Question

The value of x, where $x > 0$and $\tan \left\{ {{{\sec }^{ - 1}}\left( {\dfrac{1}{x}} \right)} \right\} = \sin \left( {{{\tan }^{ - 1}}2} \right)$.
1. $\sqrt 5 $
2. $\dfrac{{\sqrt 5 }}{3}$
3. $1$
4. $\dfrac{2}{3}$

Answer 1

Hint: It is given that x>0. This question contains inverse trigonometric functions. There is a sec function in the LHS along with tan. Convert the sec into tan. In RHS, sin and tan functions are present. Convert the tan into sin. Simplify the expressions inside the brackets first. Then we can find the value of x by equating LHS and RHS as per the given problem.
Formulae used:
$\eqalign{
  & {\tan ^{ - 1}}x = {\sin ^{ - 1}}\left( {\dfrac{x}{{\sqrt {{x^2} + 1} }}} \right) \cr
  & {\sec ^{ - 1}}x = {\tan ^{ - 1}}\left( {\sqrt {{x^2} - 1} } \right) \cr
  & \tan \left( {{{\tan }^{ - 1}}x} \right) = x \cr
  & \sin \left( {{{\sin }^{ - 1}}x} \right) = x \cr} $

Complete step-by-step solution:
The given equation is $\tan \left\{ {{{\sec }^{ - 1}}\left( {\dfrac{1}{x}} \right)} \right\} = \sin \left( {{{\tan }^{ - 1}}2} \right)$
LHS is given as $\tan \left\{ {{{\sec }^{ - 1}}\left( {\dfrac{1}{x}} \right)} \right\}$
Using the formula, we can simplify $\left\{ {{{\sec }^{ - 1}}\left( {\dfrac{1}{x}} \right)} \right\}$
For $x \geqslant 1$,${\sec ^{ - 1}}x = {\tan ^{ - 1}}\left( {\sqrt {{x^2} - 1} } \right)$
Since x>0, we can write LHS as
$\eqalign{
  & \Rightarrow \tan \left( {{{\tan }^{ - 1}}\dfrac{{\sqrt {1 - {x^2}} }}{x}} \right) \cr
  & \Rightarrow \dfrac{{\sqrt {1 - {x^2}} }}{x} \cr} $
Let us keep the LHS like this.
Next, simplify the RHS
RHS is given as $\sin \left( {{{\tan }^{ - 1}}2} \right)$
This can be simplified using the inverse trigonometric identities as mentioned above
$\eqalign{
  & \Rightarrow \sin \left( {{{\sin }^{ - 1}}\dfrac{2}{{\sqrt {{2^2} + 1} }}} \right) \cr
  & \Rightarrow \sin \left( {{{\sin }^{ - 1}}\dfrac{2}{{\sqrt 5 }}} \right) \cr
  & = \dfrac{2}{{\sqrt 5 }} \cr} $
This is the value of RHS.
Now let us equate the LHS and RHS.
$\dfrac{{\sqrt {1 - {x^2}} }}{x} = \dfrac{2}{{\sqrt 5 }}$
Squaring on both sides to remove the roots,
$\eqalign{
  & \Rightarrow \dfrac{{1 - {x^2}}}{{{x^2}}} = \dfrac{4}{5} \cr
  & \Rightarrow \dfrac{1}{{{x^2}}} - 1 = \dfrac{4}{5} \cr
  & \Rightarrow \dfrac{1}{{{x^2}}} = \dfrac{4}{5} + 1 \cr
  & \Rightarrow \dfrac{1}{{{x^2}}} = \dfrac{9}{5} \cr
  & \Rightarrow {x^2} = \dfrac{5}{9} \cr
  & \Rightarrow x = \dfrac{{\sqrt 5 }}{3} \cr} $
Therefore, the value of x is $\dfrac{{\sqrt 5 }}{3}$
Hence option (2) is the correct answer.

Note: The correct values are to be substituted while simplifying.
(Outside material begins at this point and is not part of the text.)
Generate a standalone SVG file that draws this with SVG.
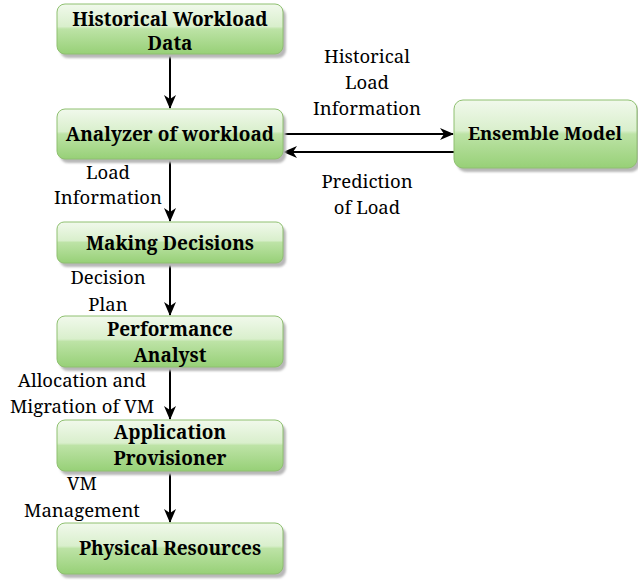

Memorize the values of each trigonometric function along with the angles. Memorize the basic formulae of any trigonometric function to sin and cos. Be very careful while simplifying the expressions under square roots. Substitute properly for the given inverse trigonometric functions.